Appendix II

Did Massinger know Greek? It is perhaps worth while collecting the scanty evidence on the subject. We find a pun on the name Philanax in The Emperor of the East,[510] and Mathias plays on the name of his wife Sophia.[511] The phrase κατ᾽ ἐξοήν is used in The Guardian.[512] We find a Greek construction in The Emperor of the East:[513]

And that before he gives he would consider

The what, to whom, and wherefore.

On the other hand, we notice Theseus scanned as a trisyllable.[514]

There are one or two passages where the unexpected turn [pg 149] of the thought rather suggests a Greek original. Thus, in The Renegado[515] we are reminded of The Acharnians:[516]
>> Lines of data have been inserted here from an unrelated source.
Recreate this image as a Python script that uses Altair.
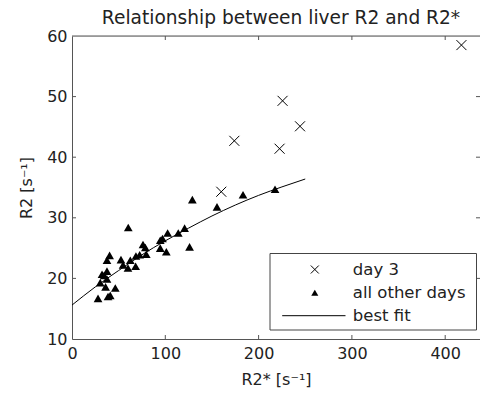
import altair as alt
import pandas as pd

# ---- data ----
day3_x = [160.0, 174.0, 222.5, 225.7, 244.4, 417.4]
day3_y = [34.3, 42.7, 41.4, 49.3, 45.1, 58.5]

other_x = [129.0, 155.4, 183.3, 217.6, 60.3, 102.5, 113.9, 120.7, 94.6, 97.0,
           94.6, 101.1, 126.0, 76.1, 78.6, 79.6, 72.5, 68.5, 40.3, 37.5,
           52.5, 62.5, 54.7, 60.0, 68.2, 32.2, 37.5, 34.5, 30.3, 37.5,
           36.0, 46.4, 27.9, 38.6, 41.0]
other_y = [33.0, 31.8, 33.8, 34.7, 28.4, 27.5, 27.5, 28.3, 26.3, 26.6,
           25.0, 24.4, 25.2, 25.6, 25.1, 24.0, 23.9, 23.7, 23.8, 23.0,
           23.1, 23.0, 22.2, 21.7, 22.0, 20.7, 21.2, 20.5, 19.3, 19.9,
           18.6, 18.4, 16.7, 17.0, 17.2]

fit_x = [0, 25, 50, 75, 100, 125, 150, 175, 200, 225, 250]
fit_y = [15.6, 18.6, 21.3, 23.9, 26.2, 28.3, 30.3, 32.1, 33.7, 35.1, 36.4]

x_ticks = [0, 100, 200, 300, 400]
y_ticks = [10, 20, 30, 40, 50, 60]
legend_labels = ["day 3", "all other days", "best fit"]
title_text = "Relationship between liver R2 and R2*"

# ---- layout ----
W, H = 408, 303
FONT = "DejaVu Sans"
AX = "#555555"
TXT = "#222222"

xs = alt.Scale(domain=[0, 437.3], nice=False, zero=False)
ys = alt.Scale(domain=[10, 60], nice=False, zero=False)

x_axis = alt.Axis(values=x_ticks, ticks=False, grid=False, domainColor=AX,
                  labelFont=FONT, labelFontSize=16, labelColor=TXT, labelPadding=6,
                  title="R2* [s⁻¹]", titleFont=FONT, titleFontSize=16,
                  titleFontWeight="normal", titleColor=TXT, titlePadding=10,
                  labelFlush=False)
y_axis = alt.Axis(values=y_ticks, ticks=False, grid=False, domainColor=AX,
                  labelFont=FONT, labelFontSize=16, labelColor=TXT, labelPadding=5,
                  title="R2 [s⁻¹]", titleFont=FONT, titleFontSize=16,
                  titleFontWeight="normal", titleColor=TXT, titlePadding=12,
                  labelFlush=False)

df_fit = pd.DataFrame({"x": fit_x, "y": fit_y})
df_other = pd.DataFrame({"x": other_x, "y": other_y})
df_day3 = pd.DataFrame({"x": day3_x, "y": day3_y})
df_xt = pd.DataFrame({"x": x_ticks[1:]})
df_yt = pd.DataFrame({"y": y_ticks[1:-1]})

fit = alt.Chart(df_fit).mark_line(color="black", strokeWidth=1, interpolate="monotone").encode(
    x=alt.X("x:Q", scale=xs, axis=x_axis),
    y=alt.Y("y:Q", scale=ys, axis=y_axis),
)
other = alt.Chart(df_other).mark_point(shape="triangle-up", filled=True,
                                       color="black", size=76, opacity=1).encode(
    x=alt.X("x:Q", scale=xs), y=alt.Y("y:Q", scale=ys))
X_PATH = "M-1,-1L1,1M-1,1L1,-1"
day3 = alt.Chart(df_day3).mark_point(shape=X_PATH, filled=False, color="black",
                                     size=100, strokeWidth=1, opacity=1).encode(
    x=alt.X("x:Q", scale=xs), y=alt.Y("y:Q", scale=ys))

# inward ticks on all four sides
tb = alt.Chart(df_xt).mark_rule(color=AX, strokeWidth=1).encode(
    x=alt.X("x:Q", scale=xs), y=alt.value(H), y2=alt.value(H - 4))
tt = alt.Chart(df_xt).mark_rule(color=AX, strokeWidth=1).encode(
    x=alt.X("x:Q", scale=xs), y=alt.value(0), y2=alt.value(4))
tl = alt.Chart(df_yt).mark_rule(color=AX, strokeWidth=1).encode(
    y=alt.Y("y:Q", scale=ys), x=alt.value(0), x2=alt.value(4))
tr = alt.Chart(df_yt).mark_rule(color=AX, strokeWidth=1).encode(
    y=alt.Y("y:Q", scale=ys), x=alt.value(W), x2=alt.value(W - 4))
top = alt.Chart(pd.DataFrame({"v": [60]})).mark_rule(color=AX, strokeWidth=1).encode(
    y=alt.Y("v:Q", scale=ys), x=alt.value(0), x2=alt.value(W))

# title (drawn as text above the plot)
title = alt.Chart(pd.DataFrame({"t": [title_text]})).mark_text(
    align="center", baseline="alphabetic", font=FONT, fontSize=18.6, color=TXT).encode(
    x=alt.value(209), y=alt.value(-11.7), text="t:N")

# legend (drawn)
LX0, LX1, LY0, LY1 = 198, 404.5, 217.5, 294
rows = [233.5, 256.7, 279.7]
df_leg = pd.DataFrame({"label": legend_labels, "row": rows})
box = alt.Chart(pd.DataFrame({"a": [0]})).mark_rect(fill="white", stroke="#444444",
                                                    strokeWidth=1).encode(
    x=alt.value(LX0), x2=alt.value(LX1), y=alt.value(LY0), y2=alt.value(LY1))
leg_x = alt.Chart(pd.DataFrame({"a": [0]})).mark_point(
    shape=X_PATH, filled=False, color="black", size=64, strokeWidth=1, opacity=1).encode(
    x=alt.value(242.8), y=alt.value(rows[0]))
leg_t = alt.Chart(pd.DataFrame({"a": [0]})).mark_point(
    shape="triangle-up", filled=True, color="black", size=50, opacity=1).encode(
    x=alt.value(242.8), y=alt.value(rows[1]))
leg_l = alt.Chart(pd.DataFrame({"a": [0]})).mark_rule(color="black", strokeWidth=1).encode(
    x=alt.value(210.2), x2=alt.value(273.5), y=alt.value(rows[2]))
leg_txt = alt.Chart(df_leg).mark_text(align="left", baseline="middle", font=FONT,
                                      fontSize=16.5, color=TXT).encode(
    x=alt.value(280.8), y=alt.Y("row:Q", scale=None), text="label:N")

chart = alt.layer(fit, other, day3, tb, tt, tl, tr, top, title,
                  box, leg_x, leg_t, leg_l, leg_txt).properties(
    width=W, height=H,
    padding={"left": 64, "top": 28, "right": 0, "bottom": 51},
    autosize=alt.AutoSizeParams(type="none"),
).configure_view(stroke=None).configure(background="white")

chart.save("out.html", embed_options={"renderer": "svg", "actions": False})
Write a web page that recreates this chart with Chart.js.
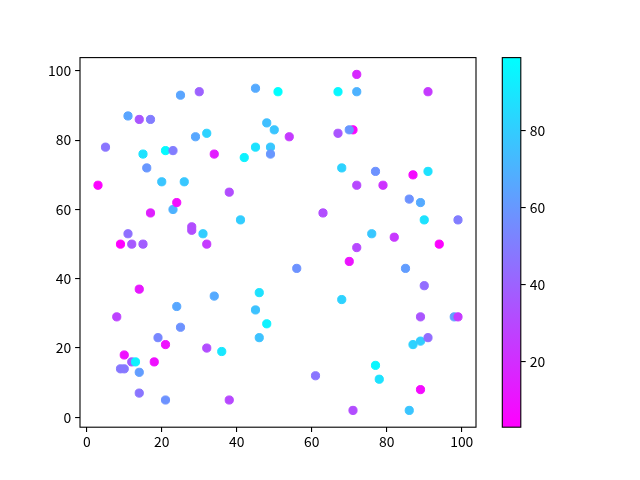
<!DOCTYPE html>
<html><head><meta charset="utf-8">
<script src="https://cdn.jsdelivr.net/npm/chart.js@4/dist/chart.umd.min.js"></script>
<style>
html,body{margin:0;padding:0;background:#fff;}
#wrap{position:relative;width:640px;height:480px;}
canvas{position:absolute;left:0;top:0;}
</style></head>
<body><div id="wrap"><canvas id="main" width="640" height="480"></canvas><canvas id="cbar" width="640" height="480"></canvas></div>
<script>
const xs = [3,5,8,9,9,10,10,11,11,12, 12,13,14,14,14,14,15,15,16,17, 17,18,19,20,21,21,21,23,23,24, 24,25,25,26,28,28,29,30,31,32, 32,32,34,34,36,38,38,41,42,45, 45,45,46,46,48,48,49,49,50,51, 54,56,61,63,67,67,68,68,71,70, 70,71,72,72,72,72,77,76,77,78, 79,82,85,86,86,87,87,89,89,89, 89,90,90,91,91,91,94,98,99,99];
const ys = [67,78,29,50,14,18,14,87,53,50, 16,16,86,37,13,7,76,50,72,86, 59,16,23,68,77,21,5,77,60,62, 32,93,26,68,55,54,81,94,53,82, 50,20,76,35,19,65,5,57,75,95, 78,31,36,23,85,27,78,76,83,94, 81,43,12,59,94,82,72,34,83,83, 45,2,99,94,67,49,71,53,15,11, 67,52,43,63,2,70,21,62,29,22, 8,57,38,94,71,23,50,29,57,29];
const cs = [4,47,28,3,48,9,48,65,45,36, 38,94,35,12,62,47,88,38,60,50, 15,9,54,77,97,9,58,50,70,8, 66,65,58,78,32,32,66,40,80,82, 25,32,14,67,90,32,30,80,94,67, 88,76,88,76,75,94,78,60,77,99, 25,58,47,32,96,35,82,82,5,60, 10,32,18,70,30,30,58,78,96,88, 22,24,62,58,77,7,82,67,35,80, 7,88,44,25,88,44,4,63,50,25];
const xTicks = [0,20,40,60,80,100];
const yTicks = [0,20,40,60,80,100];
const cTicks = [20,40,60,80];

const cMin = Math.min(...cs), cMax = Math.max(...cs);
function coolR(c){
  const n = (c - cMin) / (cMax - cMin);
  return 'rgb(' + Math.round(255*(1-n)) + ',' + Math.round(255*n) + ',255)';
}
function margin(arr){
  const lo = Math.min(...arr), hi = Math.max(...arr), m = (hi-lo)*0.05;
  return [lo-m, hi+m];
}
const [xMin,xMax] = margin(xs);
const [yMin,yMax] = margin(ys);
const FONT = {family:'"Noto Sans CJK SC", "Noto Sans", sans-serif', size:13.9};
Chart.defaults.font = FONT;
Chart.defaults.color = '#000';

const boxPlugin = {
  id:'box',
  afterDraw(chart){
    const a = chart.chartArea, ctx = chart.ctx;
    ctx.save(); ctx.strokeStyle='#000'; ctx.lineWidth=1.1;
    ctx.strokeRect(a.left, a.top, a.right-a.left, a.bottom-a.top);
    ctx.restore();
  }
};

const pts = xs.map((x,i)=>({x:x, y:ys[i]}));
new Chart(document.getElementById('main'), {
  type:'scatter',
  data:{datasets:[{data:pts, backgroundColor:cs.map(coolR), borderColor:cs.map(coolR), borderWidth:1, pointRadius:4.1, pointHoverRadius:4.1}]},
  options:{
    responsive:false, animation:false, devicePixelRatio:1,
    layout:{padding:{left:40, right:164, top:57.6, bottom:22.8}},
    plugins:{legend:{display:false}, tooltip:{enabled:false}},
    scales:{
      x:{type:'linear', min:xMin, max:xMax,
         afterBuildTicks(s){ s.ticks = xTicks.map(v=>({value:v})); },
         afterFit(s){ s.height = 30; },
         border:{display:false},
         grid:{drawOnChartArea:false, drawTicks:true, tickLength:4.9, color:'#000', lineWidth:1.1},
         ticks:{padding:1, font:FONT, color:'#000', maxRotation:0}},
      y:{type:'linear', min:yMin, max:yMax,
         afterBuildTicks(s){ s.ticks = yTicks.map(v=>({value:v})); },
         afterFit(s){ s.width = 40; },
         border:{display:false},
         grid:{drawOnChartArea:false, drawTicks:true, tickLength:4.9, color:'#000', lineWidth:1.1},
         ticks:{padding:4, font:FONT, color:'#000'}}
    }
  },
  plugins:[boxPlugin]
});

new Chart(document.getElementById('cbar'), {
  type:'bar',
  data:{labels:['c'], datasets:[{data:[[cMin,cMax]], borderWidth:0, barPercentage:1, categoryPercentage:1,
    backgroundColor(ctx){
      const a = ctx.chart.chartArea; if(!a) return coolR(cMin);
      const g = ctx.chart.ctx.createLinearGradient(0,a.bottom,0,a.top);
      g.addColorStop(0, coolR(cMin)); g.addColorStop(1, coolR(cMax));
      return g;
    }}]},
  options:{
    responsive:false, animation:false, devicePixelRatio:1,
    layout:{padding:{left:502.3, right:79.2, top:57.6, bottom:52.8}},
    plugins:{legend:{display:false}, tooltip:{enabled:false}},
    scales:{
      x:{display:false},
      y:{type:'linear', position:'right', min:cMin, max:cMax,
         afterBuildTicks(s){ s.ticks = cTicks.map(v=>({value:v})); },
         afterFit(s){ s.width = 40; },
         border:{display:false},
         grid:{drawOnChartArea:false, drawTicks:true, tickLength:4.9, color:'#000', lineWidth:1.1},
         ticks:{padding:4, font:FONT, color:'#000'}}
    }
  },
  plugins:[boxPlugin]
});
</script></body></html>
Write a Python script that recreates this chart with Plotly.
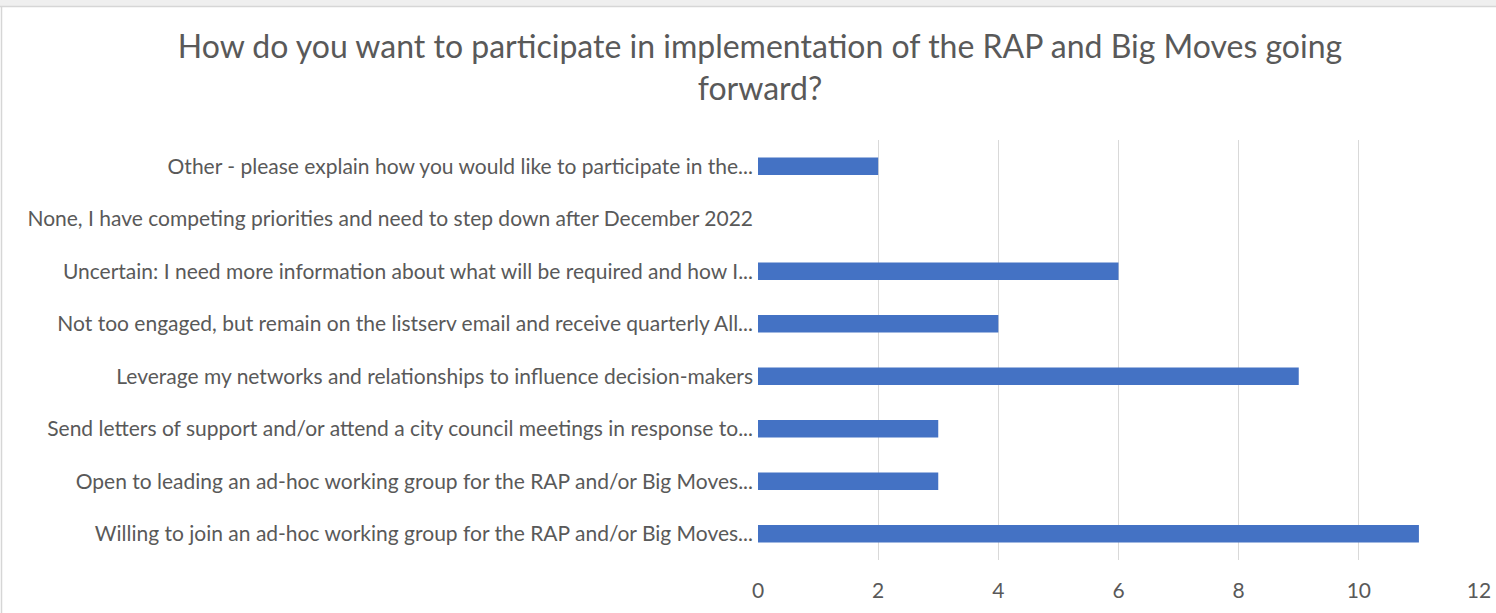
import plotly.graph_objects as go

categories = [
    "Willing to join an ad-hoc working group for the RAP and/or Big Moves...",
    "Open to leading an ad-hoc working group for the RAP and/or Big Moves...",
    "Send letters of support and/or attend a city council meetings in response to...",
    "Leverage my networks and relationships to influence decision-makers",
    "Not too engaged, but remain on the listserv email and receive quarterly All...",
    "Uncertain: I need more information about what will be required and how I...",
    "None, I have competing priorities and need to step down after December 2022",
    "Other - please explain how you would like to participate in the...",
]
values = [11, 3, 3, 9, 4, 6, 0, 2]
x_ticks = [0, 2, 4, 6, 8, 10, 12]

title_text = "How do you want to participate in implementation of the RAP and Big Moves going<br>forward?"

W, H = 1496, 613
L, R, T, B = 758, 17, 140, 53
PW, PH = W - L - R, H - T - B


def px(x):
    return (x - L) / PW


def py(y):
    return (H - B - y) / PH


fig = go.Figure(go.Bar(
    x=values, y=categories, orientation="h",
    marker=dict(color="#4472C4", line=dict(width=0)),
    width=0.33,
))

fig.update_layout(
    width=W, height=H,
    paper_bgcolor="white", plot_bgcolor="white",
    margin=dict(l=L, r=R, t=T, b=B),
    title=dict(text=title_text, x=760 / W, xanchor="center", xref="container",
               y=1 - 58 / H, yanchor="top", yref="container",
               font=dict(family="Lato", size=32, color="#595959")),
    showlegend=False,
    xaxis=dict(range=[0, 12], tickvals=x_ticks, showgrid=True, gridcolor="#d9d9d9",
               gridwidth=1, zeroline=False, showline=False, automargin=False,
               tickfont=dict(family="Lato", size=21, color="#595959"), ticklabelstandoff=16),
    yaxis=dict(categoryorder="array", categoryarray=categories, showgrid=False,
               showline=False, ticks="", ticklabelstandoff=4, automargin=False,
               tickfont=dict(family="Lato", size=21, color="#595959")),
    shapes=[
        dict(type="rect", xref="paper", yref="paper", x0=px(0), x1=px(W), y0=py(6), y1=py(0),
             fillcolor="#efefef", line=dict(width=0), layer="above"),
        dict(type="line", xref="paper", yref="paper", x0=px(0), x1=px(W), y0=py(6.5), y1=py(6.5),
             line=dict(color="#d6d6d6", width=1.5), layer="above"),
        dict(type="line", xref="paper", yref="paper", x0=px(1.5), x1=px(1.5), y0=py(H), y1=py(6.5),
             line=dict(color="#d6d6d6", width=1.5), layer="above"),
    ],
)

fig.write_html("out.html", config={"displayModeBar": False},
               post_script="document.body.style.margin='0';")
Gazet. What places of credit are there?

Carazie. Chief gardener.

Gazet. Out upon't! 'Twill put me in mind my mother was an herb woman.

Another passage of The Renegado[517] reminds us of a famous fragment of Euripides,[518] often mistranslated:

Asambeg. At Aleppo

I durst not press you so far: give me leave

To use my own will and command in Tunis.

In The Virgin Martyr[519] we find a parallel to The Hecuba:[520]

Theophilus. As a curious painter,

When he has made some honourable piece,

Stands off, and with a searching eye examines

Each colour, how 'tis sweeten'd; and then hugs

Himself for his rare workmanship.

In The Emperor of the East[521] occurs a parallel quoted by Dr. Walter Headlam in his notes to Agamemnon:[522]

Theodosius. What an earthquake I feel in me!

And on the sudden my whole fabric totters!

My blood within me turns, and through my veins,

Parting with natural redness, I discern it

Chang'd to a fatal yellow.

It is the general opinion of scholars that our Elizabethan dramatists owed very little to the Greek drama directly, but we cannot forget that Massinger had had a good education at Oxford, and was a widely read man.[523] His forensic skill [pg 150] often reminds us of Euripides; and if he did not know the works of his illustrious predecessor, he would have found in them a congenial spirit.[524]

The speech of Sanazarro to Giovanni in The Great Duke of Florence[525] reminds us of Creon's arguments in Sophocles' Œdipus Tyrannus, line 596 κ.τ.λ.

The scene in The Bondman,[526] when the senators frighten the mutinous slaves by shaking their whips, reminds us of the Scythians in Herodotus,[527] but it is also found in Justin,[528] and Gifford points out that it may really have been borrowed from a contemporary book of travels, Purchas's Pilgrims.[529]

Massinger had a good working knowledge of mythology; thus, references in his plays to Hercules and Alcides abound, as they do in Shakspere. We find several false quantities in proper names: Caesarĕa, in The Virgin Martyr; Archidămus, in The Bondman; Eubŭlus, in The Picture; Nomothētae, in The Old Law[530]; Cybēle, in Believe as You List.[531] We may compare Shakspere's Andronĭcus; Anthrŏpos in Four Plays in One, The Triumph of Time; and Euphānes in The Queen of Corinth.[532]

It seems scarcely worth while to collect the passages which show Massinger's knowledge of Latin; the authors he seems to have known best are Ovid, Juvenal, and Horace. Swinburne and others have commented on his indulgence in “the commonplace tropes and flourishes of the schoolroom or the schools.”[533]